To aid its recovery, Allegheny Energy has scaled back its energy trading, canceled power plant construction projects, suspended stock dividends and reduced its work force by 10 percent. Last week, after negotiating with the state of West Virginia and its agent, the nonprofit Conservation Fund, for almost a year, Allegheny Energy, which has donated thousands of acres to West Virginia for state parks and other public lands over the years, announced it was soliciting bids on the properties.

"It's not that we reached an impasse, but we never got to the point where an acceptable offer was made," said Allen Staggers, a spokesman for the energy company. "A lot of parties have shown interest, and the state was one. As things developed it became clear we didn't know the real value of the properties, so we came to the conclusion to solicit bids."

Staggers would not say how much the company expects to get for the properties or whether it has received inquiries from private developers or mining and lumber companies. He said 30 bid packages were sent out. Susan Small-Plante, a spokeswoman for West Virginia Gov. Bob Wise, said the Conservation Fund had offered $700 an acre -- $3.78 million -- for the properties and secured a $1 million, no-interest, three-year loan from the Nature Conservancy.

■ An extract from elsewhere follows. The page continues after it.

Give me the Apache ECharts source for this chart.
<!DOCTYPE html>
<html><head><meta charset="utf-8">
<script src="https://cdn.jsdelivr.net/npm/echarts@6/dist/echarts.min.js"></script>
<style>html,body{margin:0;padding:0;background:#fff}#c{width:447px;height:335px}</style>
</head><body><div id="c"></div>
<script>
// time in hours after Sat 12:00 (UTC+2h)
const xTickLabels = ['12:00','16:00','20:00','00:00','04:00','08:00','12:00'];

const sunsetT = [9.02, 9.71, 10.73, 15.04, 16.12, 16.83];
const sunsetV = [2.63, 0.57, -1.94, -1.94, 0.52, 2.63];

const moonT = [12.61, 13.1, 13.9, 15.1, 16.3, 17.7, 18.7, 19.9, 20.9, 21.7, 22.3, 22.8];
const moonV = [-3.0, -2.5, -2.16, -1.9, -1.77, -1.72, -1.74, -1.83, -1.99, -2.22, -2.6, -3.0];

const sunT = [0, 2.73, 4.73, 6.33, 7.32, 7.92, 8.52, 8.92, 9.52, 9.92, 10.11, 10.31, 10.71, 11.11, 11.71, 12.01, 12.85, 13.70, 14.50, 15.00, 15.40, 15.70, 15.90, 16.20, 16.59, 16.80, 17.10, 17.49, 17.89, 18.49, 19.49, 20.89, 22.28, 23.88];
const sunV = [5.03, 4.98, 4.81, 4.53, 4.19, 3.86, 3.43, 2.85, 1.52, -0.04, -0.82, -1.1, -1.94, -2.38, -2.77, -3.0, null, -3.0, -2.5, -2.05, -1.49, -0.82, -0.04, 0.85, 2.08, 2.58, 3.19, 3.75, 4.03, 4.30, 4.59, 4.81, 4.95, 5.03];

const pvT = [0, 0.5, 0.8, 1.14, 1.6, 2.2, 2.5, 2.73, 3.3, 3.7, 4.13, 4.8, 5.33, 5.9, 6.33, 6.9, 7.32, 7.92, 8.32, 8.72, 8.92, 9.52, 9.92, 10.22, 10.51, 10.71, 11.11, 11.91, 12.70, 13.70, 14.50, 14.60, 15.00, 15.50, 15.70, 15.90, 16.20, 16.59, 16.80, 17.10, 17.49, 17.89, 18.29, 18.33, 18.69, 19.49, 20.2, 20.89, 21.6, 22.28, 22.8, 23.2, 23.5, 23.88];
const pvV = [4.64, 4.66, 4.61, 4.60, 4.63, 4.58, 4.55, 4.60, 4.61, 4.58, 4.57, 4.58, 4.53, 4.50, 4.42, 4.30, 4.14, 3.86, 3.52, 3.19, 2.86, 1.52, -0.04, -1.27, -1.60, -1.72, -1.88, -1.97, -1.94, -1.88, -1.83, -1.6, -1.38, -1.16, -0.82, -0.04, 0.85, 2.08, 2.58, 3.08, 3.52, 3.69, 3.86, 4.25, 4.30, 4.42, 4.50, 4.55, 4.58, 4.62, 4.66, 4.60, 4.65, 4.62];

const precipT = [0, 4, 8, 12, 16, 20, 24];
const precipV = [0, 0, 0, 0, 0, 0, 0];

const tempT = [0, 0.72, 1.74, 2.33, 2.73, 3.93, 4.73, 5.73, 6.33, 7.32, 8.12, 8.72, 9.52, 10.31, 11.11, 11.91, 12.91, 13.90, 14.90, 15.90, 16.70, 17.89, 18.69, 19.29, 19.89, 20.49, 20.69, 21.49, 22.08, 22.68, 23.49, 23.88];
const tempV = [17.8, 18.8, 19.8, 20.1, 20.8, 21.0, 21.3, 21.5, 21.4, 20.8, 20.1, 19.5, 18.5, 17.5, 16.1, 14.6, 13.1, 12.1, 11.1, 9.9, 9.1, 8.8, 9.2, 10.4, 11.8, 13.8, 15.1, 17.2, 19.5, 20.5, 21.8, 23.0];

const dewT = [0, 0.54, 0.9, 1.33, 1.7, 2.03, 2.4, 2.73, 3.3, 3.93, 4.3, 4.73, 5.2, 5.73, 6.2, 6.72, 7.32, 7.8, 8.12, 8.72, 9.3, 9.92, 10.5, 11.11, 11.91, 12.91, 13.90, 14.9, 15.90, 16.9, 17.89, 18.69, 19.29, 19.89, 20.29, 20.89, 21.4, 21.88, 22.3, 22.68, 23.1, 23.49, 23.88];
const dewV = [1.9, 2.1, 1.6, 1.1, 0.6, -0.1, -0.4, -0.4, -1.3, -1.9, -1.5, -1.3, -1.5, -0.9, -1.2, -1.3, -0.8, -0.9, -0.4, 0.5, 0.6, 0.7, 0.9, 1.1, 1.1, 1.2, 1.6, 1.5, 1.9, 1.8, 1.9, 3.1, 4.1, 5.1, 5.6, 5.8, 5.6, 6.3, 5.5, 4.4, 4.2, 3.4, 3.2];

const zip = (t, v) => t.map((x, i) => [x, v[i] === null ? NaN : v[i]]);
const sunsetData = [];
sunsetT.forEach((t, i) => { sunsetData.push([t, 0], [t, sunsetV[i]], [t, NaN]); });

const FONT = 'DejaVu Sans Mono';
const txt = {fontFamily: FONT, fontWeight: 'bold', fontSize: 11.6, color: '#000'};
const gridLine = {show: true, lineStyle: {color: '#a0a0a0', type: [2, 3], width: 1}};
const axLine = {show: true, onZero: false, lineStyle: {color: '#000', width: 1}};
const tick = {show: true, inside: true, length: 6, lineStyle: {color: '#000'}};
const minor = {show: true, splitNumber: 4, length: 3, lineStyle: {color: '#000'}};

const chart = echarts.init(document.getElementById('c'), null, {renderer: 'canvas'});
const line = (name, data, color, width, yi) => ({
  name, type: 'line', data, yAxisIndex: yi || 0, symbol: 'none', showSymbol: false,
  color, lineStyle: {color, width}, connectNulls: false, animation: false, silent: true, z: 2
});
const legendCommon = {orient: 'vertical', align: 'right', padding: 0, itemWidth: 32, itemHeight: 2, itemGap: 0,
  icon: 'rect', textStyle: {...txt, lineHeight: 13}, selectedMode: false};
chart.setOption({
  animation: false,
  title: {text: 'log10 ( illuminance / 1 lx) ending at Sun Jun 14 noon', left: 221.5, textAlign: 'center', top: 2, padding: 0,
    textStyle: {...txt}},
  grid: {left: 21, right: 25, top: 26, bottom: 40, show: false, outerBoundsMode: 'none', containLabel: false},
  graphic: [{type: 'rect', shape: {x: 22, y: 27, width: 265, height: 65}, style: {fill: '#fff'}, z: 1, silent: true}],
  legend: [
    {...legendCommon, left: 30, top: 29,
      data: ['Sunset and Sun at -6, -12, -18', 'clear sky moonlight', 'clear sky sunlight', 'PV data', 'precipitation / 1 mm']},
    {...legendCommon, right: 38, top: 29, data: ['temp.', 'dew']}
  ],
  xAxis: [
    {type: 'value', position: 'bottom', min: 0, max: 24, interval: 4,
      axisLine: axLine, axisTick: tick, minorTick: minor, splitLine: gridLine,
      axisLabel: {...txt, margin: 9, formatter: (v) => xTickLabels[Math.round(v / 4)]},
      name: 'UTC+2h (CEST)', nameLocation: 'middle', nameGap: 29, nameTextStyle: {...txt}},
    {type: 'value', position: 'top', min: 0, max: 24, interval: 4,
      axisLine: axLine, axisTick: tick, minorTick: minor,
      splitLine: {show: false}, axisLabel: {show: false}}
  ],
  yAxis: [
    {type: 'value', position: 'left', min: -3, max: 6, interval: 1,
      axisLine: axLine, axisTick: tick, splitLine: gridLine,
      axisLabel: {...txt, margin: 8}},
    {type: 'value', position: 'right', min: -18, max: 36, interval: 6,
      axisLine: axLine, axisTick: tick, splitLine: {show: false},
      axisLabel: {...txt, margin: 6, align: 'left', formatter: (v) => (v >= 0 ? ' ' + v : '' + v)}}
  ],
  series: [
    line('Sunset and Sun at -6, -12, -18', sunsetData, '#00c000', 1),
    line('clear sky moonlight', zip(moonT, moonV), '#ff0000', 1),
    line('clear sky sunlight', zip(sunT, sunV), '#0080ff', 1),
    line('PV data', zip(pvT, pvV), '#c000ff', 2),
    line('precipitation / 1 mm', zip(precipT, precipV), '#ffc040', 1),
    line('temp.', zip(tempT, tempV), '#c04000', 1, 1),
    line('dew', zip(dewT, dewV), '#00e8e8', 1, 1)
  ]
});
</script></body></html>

The loan gives the state, which is facing a tight budget, time to raise additional money for the purchase from fees or Land and Water Conservation Program funds, Small-Plante said. In past land sales, Allegheny Energy allowed the state to spread out payments over time, but that isn't an option now because of the company's financial troubles.

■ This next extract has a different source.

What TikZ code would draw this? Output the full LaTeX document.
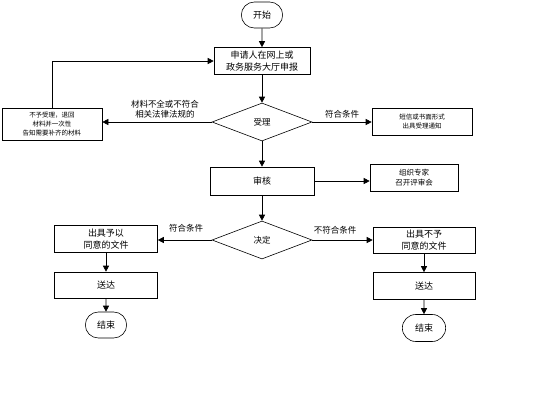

The decision to put the properties out for bid surprised and disappointed Wise, who in a letter to Jay Pifer, Allegheny Energy president, urged him to reconsider.

"The potential negative consequences of the sale of this property to private interests are many," the governor wrote, "including avoidable and unnecessary conflicts involving impacts on endangered species, the negative impact on various economic development efforts in the surrounding communities and the effect on traditional and future recreational access to this vital resource."

The region is home to more than 50 caves and 10 threatened or endangered species, including the Indiana bat and the flat-spired three-toothed land snail. The possible land sale has pushed local environmental groups into a frenzy of action.

Letter writing and e-mail campaigns were initiated by the Cheat Canyon Coalition, an umbrella organization for 13 conservation and outdoors groups. Ten state legislators in West Virginia also have signed a letter urging Allegheny Energy to sell the land to the state. "Many people from the Pittsburgh area have enjoyed the caves down there," said Heather Houlahan, a Pittsburgh Grotto chapter member of the National Speleological Society from Cranberry. "It would be a terrible thing to see an area like that, a major wild area intact as it is, lost to development."

Houlahan said allowing limestone quarries to mine in the canyon or gorge would disrupt the normal flow of water into tributary streams and create major problems for the Cheat River.

Walbridge said studies done by the state showed that making the canyon and gorge areas public lands would increase recreation expenditures and economic benefits to the surrounding communities by $575,000 a year. The amount of tax revenues lost by converting the Allegheny Energy land to public ownership would be $6,200 a year.

He said Friends of the Cheat and other groups would help raise the money necessary to buy the land, and Small-Plante said the governor's office had received offers of donations for the land, including one for $50,000. Staggers said it was still possible for the state to purchase the land, but said the company could begin evaluating bids as early as May. Small-Plante said the state had requested a bid package from the company and remained in the hunt.

"This is a significant piece of property, not only because of the endangered species. The tracts are tremendously important to the recreational economy of the area and state," she said. "This is not just another piece of land."

Another well-known nature attraction - Blackwater Falls Canyon is being timbered with roadways being dozed through the tourist attraction, and continues to be at further risk.